Varlen Enters Into Confidentiality and Standstill Agreement With Amsted
   - Varlen Board Announces That it has Received Expressions of Interest in
                         Excess of the Amsted Offer -

    NAPERVILLE, Ill., July 12 -- Varlen Corporation
today announced that it has entered into a confidentiality and
standstill agreement with Amsted Industries Incorporated.
    Under the terms of the confidentiality and standstill agreement, Amsted
and Varlen have agreed that Amsted will not, prior to August 23, 1999, accept
for payment or pay for any shares pursuant to the tender offer commenced by
Amsted on May 24, 1999 and will not seek or propose to solicit or participate
in the solicitation of any proxies or consents with respect to any securities
of Varlen.
    Varlen is filing the complete text of the confidentiality and standstill
agreement with the Securities and Exchange Commission.
    The Varlen Board also announced today that as part of Varlen's process of
exploring its strategic alternatives, Varlen has received from third parties
preliminary expressions of interest in making an investment in Varlen or
acquiring Varlen at a price per share in excess of that being offered by
Amsted in the tender offer.
    The Varlen Board has determined unanimously that Varlen should explore its
strategic alternatives, including a potential merger, sale or recapitalization
of Varlen.  Varlen anticipates that the confidentiality and standstill
agreement will allow Amsted to participate in Varlen's process of exploring
its strategic alternatives.  As announced previously, the Varlen Board has
determined unanimously that Amsted's unsolicited cash tender offer for all of
the outstanding shares of Varlen at $35.00 per share is inadequate and not in
the best interests of its stockholders, and therefore has recommended
unanimously that Varlen's stockholders reject the Amsted Offer and not tender
their shares to Amsted.
    As part of Varlen's process of exploring its strategic alternatives,
Varlen has entered into confidentiality and standstill agreements with third
parties other than Amsted.  With the exception of the August 23, 1999
termination date, the provisions of the Amsted agreement are substantially
similar to the agreements that Varlen has entered into with other third
parties.  Pursuant to the terms of such agreements, the standstill provisions
of those agreements will be modified to conform to the August 23, 1999
termination date of the standstill provisions in the Amsted agreement.
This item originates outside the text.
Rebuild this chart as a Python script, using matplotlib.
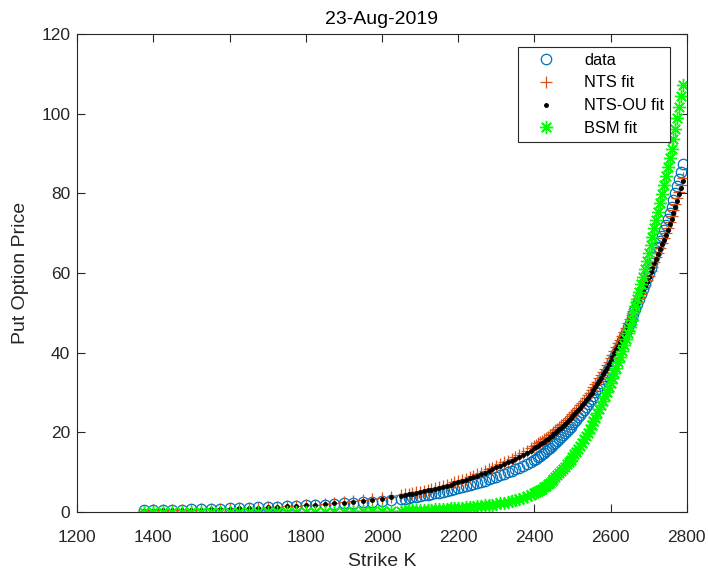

    In light of these developments, the process being conducted by Varlen is
expected to result in continued discussions, additional expressions of
interest and negotiations with one or more third parties with respect to a
potential strategic transaction.  The process being conducted by Varlen could
result at any time in (i) Varlen requesting and receiving formal proposals
from one or more third parties to engage in a strategic transaction with
Varlen, (ii) an agreement for a strategic transaction between Varlen and a
third party, (iii) an auction of Varlen involving multiple parties that have
communicated expressions of interest in Varlen, or (iv) other strategic
alternatives including but not limited to (a) an extraordinary transaction
such as a merger or reorganization involving Varlen or one or more
subsidiaries of Varlen and a third party, (b) a purchase, sale or transfer of
a material amounts of assets by Varlen or any of its subsidiaries, (c) a
tender or exchange offer for, or open market or privately negotiated purchases
or other acquisitions of, securities by or of Varlen, (d) a material change in
the present capitalization or dividend policy of Varlen, or (e) a business
combination or joint venture involving Varlen or any of its subsidiaries.
    The Varlen Board expects to evaluate the strategic alternatives available
to Varlen, decide what action is in the best interest of Varlen's stockholders
and implement that decision.  No timetable has been set for the completion of
this process.  There can be no assurance that any of the foregoing will result
in any transaction being recommended to the Varlen Board, that any transaction
that may be recommended to the Varlen Board will be authorized or consummated,
or that a transaction other than those described herein will not be proposed,
authorized or consummated.
    Varlen is a leading manufacturer of precision-engineered transportation
products for the heavy-duty truck/trailer, automotive and railroad industries.
The company, headquartered in a Chicago suburb, manufactures products in 24
facilities in the United States and Europe and sells them to customers around
the world.  Varlen's common stock is traded on Nasdaq's National Market under
the symbol VRLN.
    This news release contains forward-looking statements that are based on
assumptions about a number of important factors and involve risks and
uncertainties that could cause actual results to differ materially from what
appears here.  These risk factors include reversal of market trends, decreased
demand for products, loss of key customers, limited customer production due to
capacity constraints, and additional factors that may be detailed from time to
time in Varlen's Securities and Exchange Commission filings.  Varlen assumes
no obligation to update its forward-looking statements.